De eerste vijf situaties met een :-):

  • We rijden door de stad met een auto vol kinderen. Natuurlijk zijn er niet genoeg gordels, en in de kofferbak al helemaal niet. Iedereen zit strak op elkaar gepakt en zingt er vrolijk op los. Tot we door een politieagent worden aangehouden. Licht nerveus laten we het raampje zakken. Hij kijkt in de auto, ziet een elftal opgelaten kinderen, en vraagt dan: “Kan ik een lift krijgen tot het bureau?”
  • Verkeersregels zijn er om alles in goede banen te leiden. Als het verkeer zichzelf wel ongeveer regelt, heb je niet zoveel regels nodig. En de regels die er zijn en massaal worden genegeerd, kun je maar beter niet in je eentje opvolgen, want dat leidt tot ongelukken. Wie stopt er nu voor een rood licht als iedereen doorrijdt?! Sommige wegen zijn zo breed dat je een soort onofficiële vierbaansweg krijgt. Welke kant iedere baan opgaat, hangt af van de tijd van de dag. Zolang je maar meedoet, gaat alles goed. En luid claxonneren in het verkeer is niet meer dan anderen van je aanwezigheid bewust maken. Alleen onze gasten worden er nerveus van, maar het went altijd snel. In het verkeer voel je je nooit alleen.
  • We zitten in de kerk, met z’n vijven. Het is een bankje voor vier. Zodra een van de kinderen opstaat, belandt er een stevige dame naast ons op het opengevallen plekje. We schuiven in. Tot er weer een kind opstaat. Plaatsje vergeven. In de kerk weet je alleen hoe en waar je zit op het moment dat je gaat zitten. Waar je uiteindelijk belandt en tussen wie je dan zit, dat is afwachten.
  • Vlak voor ons huis ligt een zandweg. Aan beide kanten van de weg ligt een diepe goot, om het water af te voeren tijdens het regenseizoen. Een geweldig idee dat meestal werkt. Ware het niet dat de zandweg door alle rommel en modder inmiddels zo hoog geworden is dat iedere regenbui de goten opvult met het zand en modder van de weg. Na iedere regenbui komt een troepje jongens opdraven om de goten weer leeg te scheppen. En waar wordt de modder neergegooid? Juist, op de weg! Er valt haast niet meer op te fietsen, maar de goot is weer netjes schoon. Tot de volgende bui. Weg met de werkloosheid.
  • Onze rechterhand slijt hier harder dan die van een hardwerkende boer in Nederland.
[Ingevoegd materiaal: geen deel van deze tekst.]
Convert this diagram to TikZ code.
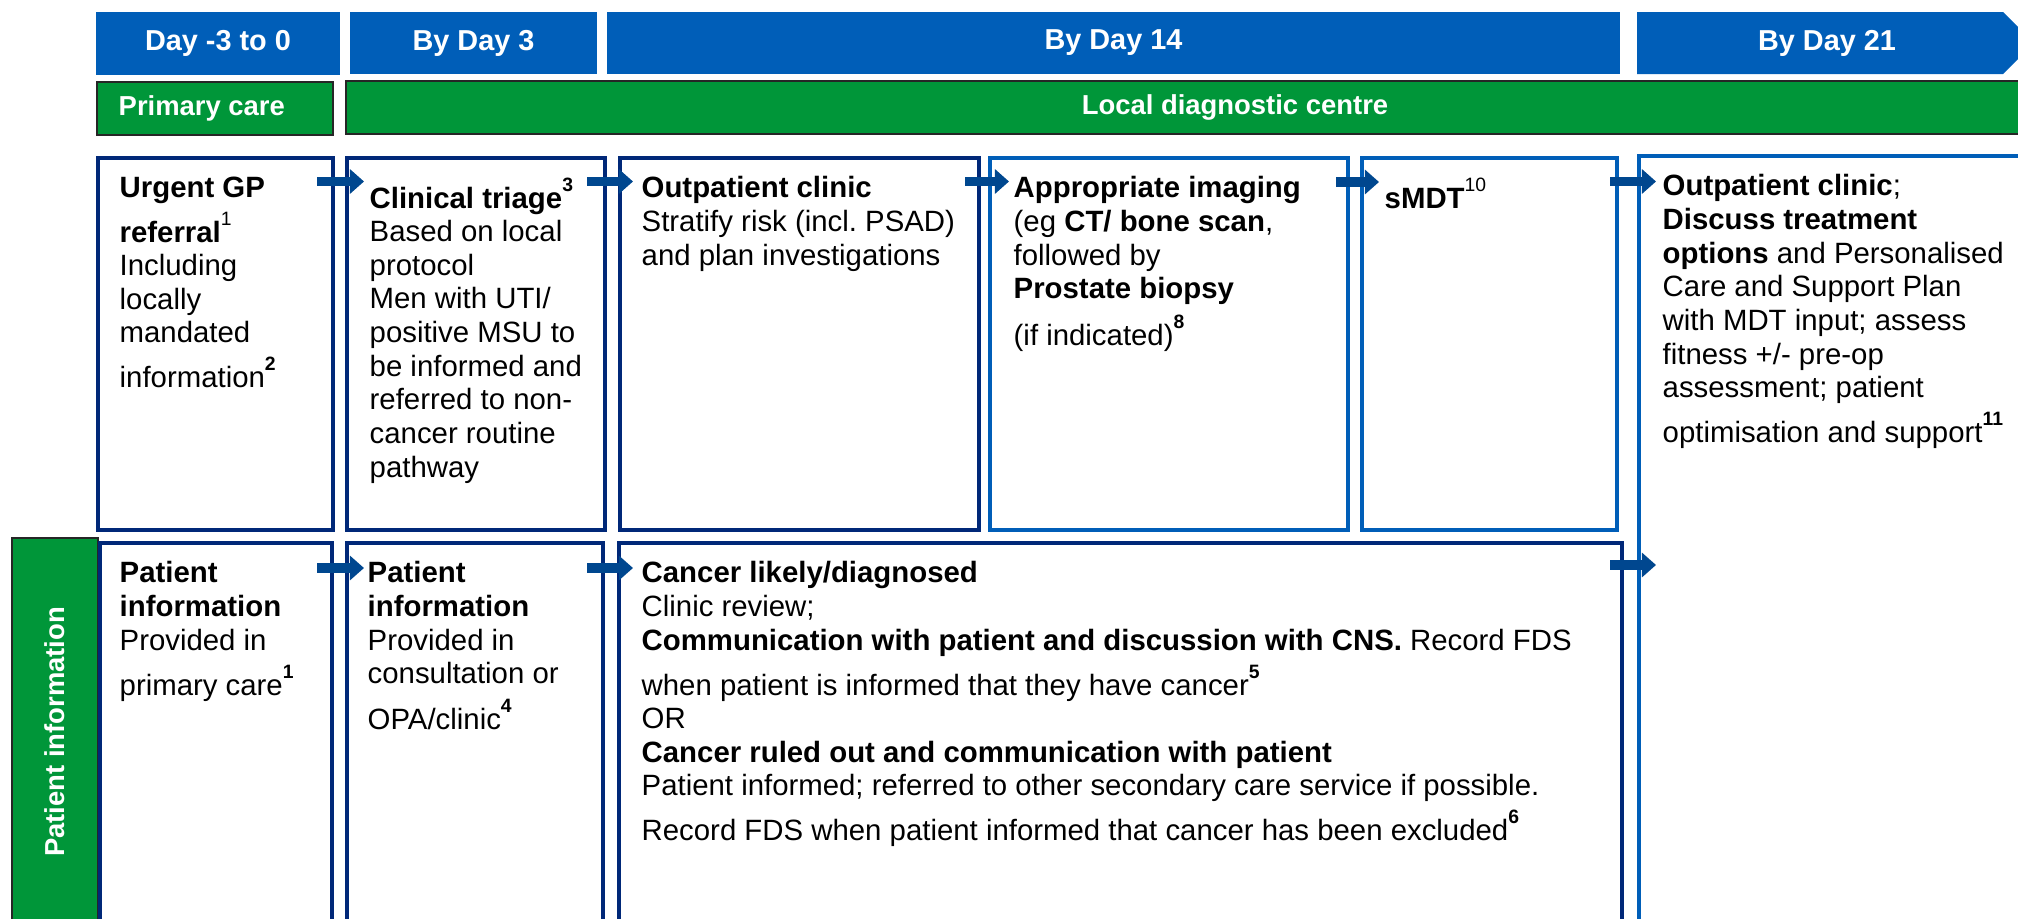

Waar je ook gaat, je schudt elkaar toch zomaar vijf keer hartelijk de hand, en bij een lang gesprek nog wel vaker. Een leuke opmerking gaat met een soort handklap gepaard, en om je medeleven te tonen houdt je iemands hand wat langer vast. Niet maar even, maar echt een tijdje. Bij een goed gesprek heb je elkaar toch wel een paar minuten vast. En als de ander vertrekt, dan houd je elkaars hand vast terwijl je loopt. Ook als mannen loop je hand in hand tot bij de weg waar je afscheid neemt. Voelt het gek? Een beetje soms, maar niet echt meer. Want je weet dat je vrienden hebt, en daarom doe je het.